* _What to produce_:
Write out the material exactly, without any of its pictures.

--- begin Data segment ---

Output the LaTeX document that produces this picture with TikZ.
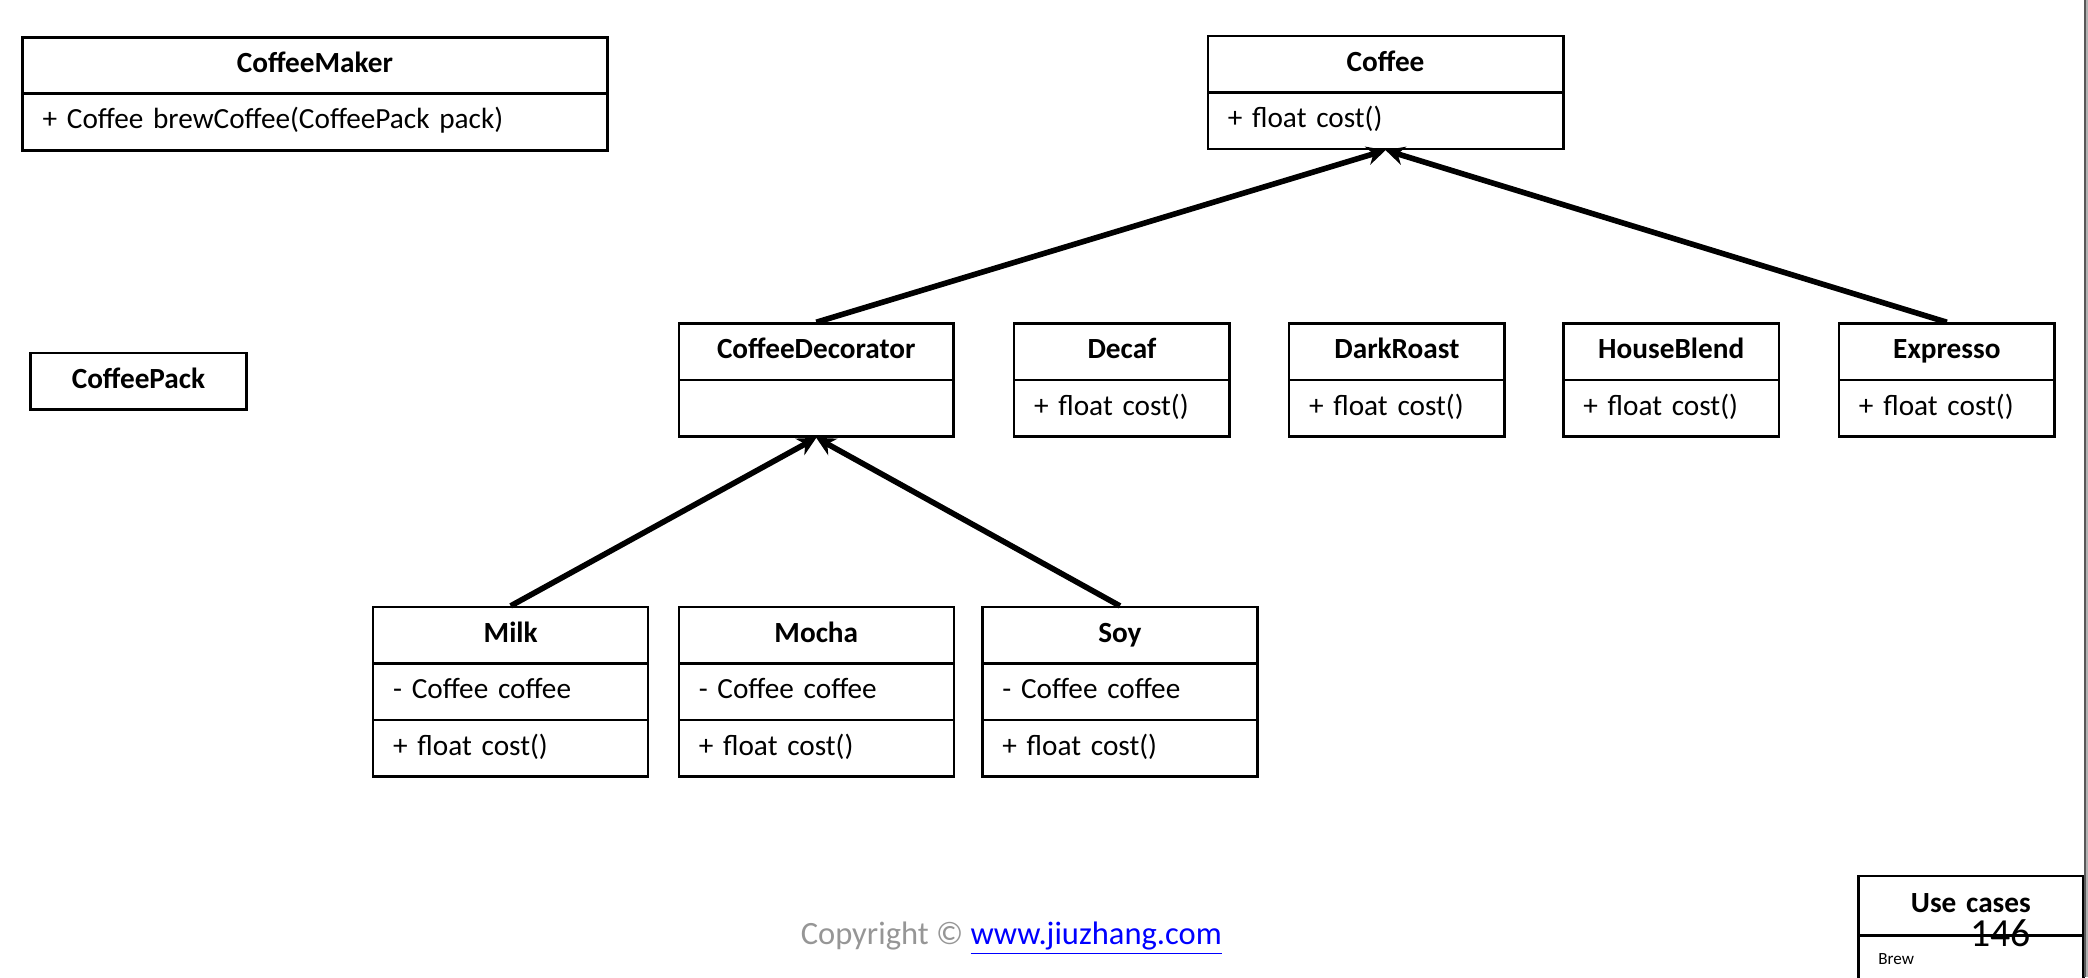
\documentclass[tikz,border=0pt]{standalone}
\usepackage{fontspec}
\setmainfont{Carlito}
\usetikzlibrary{shapes.multipart,arrows.meta}

\definecolor{cpgray}{RGB}{150,150,150}
\definecolor{linkblue}{RGB}{0,0,255}
\newcommand{\cpt}{\rule[-0.30cm]{0pt}{0.81cm}}
\newcommand{\ctitle}[1]{\hbox to \hsize{\hfil\cpt\textbf{#1}\hfil}}

\tikzset{
    cls/.style={draw, line width=1.1pt, rectangle split, rectangle split parts=#1,
        inner xsep=0.3cm, inner ysep=0pt, align=left, anchor=north,
        font=\fontsize{12.5}{15}\selectfont},
    cls/.default=2,
    inh/.style={line width=2.4pt, -{Stealth[length=8pt,width=8pt]}},
}

\begin{document}
\begin{tikzpicture}
            \useasboundingbox (0, 0) rectangle (31.36, 14.68);

            \node[cls, text width=8.18cm] at(4.73, 14.14)(maker){\ctitle{CoffeeMaker}
                \nodepart{two}\cpt + Coffee brewCoffee(CoffeePack pack)};
            \node[cls=1, text width=2.64cm] at(2.08, 9.40)(pack){\ctitle{CoffeePack}};

            \node[cls, text width=4.74cm] at(20.81, 14.16)(coffee){\ctitle{Coffee}
                \nodepart{two}\cpt + float cost()};

            \node[cls, text width=3.52cm] at(12.26, 9.84)(deco){\ctitle{CoffeeDecorator}
                \nodepart{two}\cpt};
            \node[cls, text width=2.64cm] at(16.85, 9.84)(decaf){\ctitle{Decaf}
                \nodepart{two}\cpt + float cost()};
            \node[cls, text width=2.64cm] at(20.98, 9.84)(dark){\ctitle{DarkRoast}
                \nodepart{two}\cpt + float cost()};
            \node[cls, text width=2.64cm] at(25.10, 9.84)(house){\ctitle{HouseBlend}
                \nodepart{two}\cpt + float cost()};
            \node[cls, text width=2.64cm] at(29.24, 9.84)(expresso){\ctitle{Expresso}
                \nodepart{two}\cpt + float cost()};

            \node[cls=3, text width=3.53cm] at(7.67, 5.58)(milk){\ctitle{Milk}
                \nodepart{two}\cpt - Coffee coffee
                \nodepart{three}\cpt + float cost()};
            \node[cls=3, text width=3.53cm] at(12.26, 5.58)(mocha){\ctitle{Mocha}
                \nodepart{two}\cpt - Coffee coffee
                \nodepart{three}\cpt + float cost()};
            \node[cls=3, text width=3.53cm] at(16.82, 5.58)(soy){\ctitle{Soy}
                \nodepart{two}\cpt - Coffee coffee
                \nodepart{three}\cpt + float cost()};

            \draw[inh](deco.north) -- (coffee.south);
            \draw[inh](expresso.north) -- (coffee.south);
            \draw[inh](milk.north) -- (deco.south);
            \draw[inh](soy.north) -- (deco.south);

            % footer
            \node[anchor=base west, inner sep=0, font=\fontsize{13.9}{16}\selectfont] at(12.02, 0.49)(copy){\textcolor{cpgray}{Copyright ©} \textcolor{linkblue}{\underline{www.jiuzhang.com}}};

            \node[cls, text width=2.78cm] at(29.60, 1.54)(usecase){\hbox to \hsize{\hfil\rule[-0.32cm]{0pt}{0.85cm}\textbf{Use cases}\hfil}
                \nodepart{two}\rule[-0.22cm]{0pt}{0.64cm}{\fontsize{7.3}{9}\selectfont Brew}};
            \node[anchor=base, inner sep=0, font=\fontsize{17}{20}\selectfont] at(30.05, 0.46)(page){146};

            \fill[black!30](31.33, 0) rectangle (31.36, 14.68);
            \draw[line width=0.8pt, black!65](31.31, 0) -- (31.31, 14.68);
\end{tikzpicture}
\end{document}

--- end Data segment ---

* _Exercise answer_:
Output the LaTeX document that produces this picture with TikZ.
\documentclass[tikz,border=0pt]{standalone}
\usepackage{fontspec}
\setmainfont{Carlito}
\usetikzlibrary{shapes.multipart,arrows.meta}

\definecolor{cpgray}{RGB}{150,150,150}
\definecolor{linkblue}{RGB}{0,0,255}
\newcommand{\cpt}{\rule[-0.30cm]{0pt}{0.81cm}}
\newcommand{\ctitle}[1]{\hbox to \hsize{\hfil\cpt\textbf{#1}\hfil}}

\tikzset{
    cls/.style={draw, line width=1.1pt, rectangle split, rectangle split parts=#1,
        inner xsep=0.3cm, inner ysep=0pt, align=left, anchor=north,
        font=\fontsize{12.5}{15}\selectfont},
    cls/.default=2,
    inh/.style={line width=2.4pt, -{Stealth[length=8pt,width=8pt]}},
}

\begin{document}
\begin{tikzpicture}
            \useasboundingbox (0, 0) rectangle (31.36, 14.68);

            \node[cls, text width=8.18cm] at(4.73, 14.14)(maker){\ctitle{CoffeeMaker}
                \nodepart{two}\cpt + Coffee brewCoffee(CoffeePack pack)};
            \node[cls=1, text width=2.64cm] at(2.08, 9.40)(pack){\ctitle{CoffeePack}};

            \node[cls, text width=4.74cm] at(20.81, 14.16)(coffee){\ctitle{Coffee}
                \nodepart{two}\cpt + float cost()};

            \node[cls, text width=3.52cm] at(12.26, 9.84)(deco){\ctitle{CoffeeDecorator}
                \nodepart{two}\cpt};
            \node[cls, text width=2.64cm] at(16.85, 9.84)(decaf){\ctitle{Decaf}
                \nodepart{two}\cpt + float cost()};
            \node[cls, text width=2.64cm] at(20.98, 9.84)(dark){\ctitle{DarkRoast}
                \nodepart{two}\cpt + float cost()};
            \node[cls, text width=2.64cm] at(25.10, 9.84)(house){\ctitle{HouseBlend}
                \nodepart{two}\cpt + float cost()};
            \node[cls, text width=2.64cm] at(29.24, 9.84)(expresso){\ctitle{Expresso}
                \nodepart{two}\cpt + float cost()};

            \node[cls=3, text width=3.53cm] at(7.67, 5.58)(milk){\ctitle{Milk}
                \nodepart{two}\cpt - Coffee coffee
                \nodepart{three}\cpt + float cost()};
            \node[cls=3, text width=3.53cm] at(12.26, 5.58)(mocha){\ctitle{Mocha}
                \nodepart{two}\cpt - Coffee coffee
                \nodepart{three}\cpt + float cost()};
            \node[cls=3, text width=3.53cm] at(16.82, 5.58)(soy){\ctitle{Soy}
                \nodepart{two}\cpt - Coffee coffee
                \nodepart{three}\cpt + float cost()};

            \draw[inh](deco.north) -- (coffee.south);
            \draw[inh](expresso.north) -- (coffee.south);
            \draw[inh](milk.north) -- (deco.south);
            \draw[inh](soy.north) -- (deco.south);

            % footer
            \node[anchor=base west, inner sep=0, font=\fontsize{13.9}{16}\selectfont] at(12.02, 0.49)(copy){\textcolor{cpgray}{Copyright ©} \textcolor{linkblue}{\underline{www.jiuzhang.com}}};

            \node[cls, text width=2.78cm] at(29.60, 1.54)(usecase){\hbox to \hsize{\hfil\rule[-0.32cm]{0pt}{0.85cm}\textbf{Use cases}\hfil}
                \nodepart{two}\rule[-0.22cm]{0pt}{0.64cm}{\fontsize{7.3}{9}\selectfont Brew}};
            \node[anchor=base, inner sep=0, font=\fontsize{17}{20}\selectfont] at(30.05, 0.46)(page){146};

            \fill[black!30](31.33, 0) rectangle (31.36, 14.68);
            \draw[line width=0.8pt, black!65](31.31, 0) -- (31.31, 14.68);
\end{tikzpicture}
\end{document}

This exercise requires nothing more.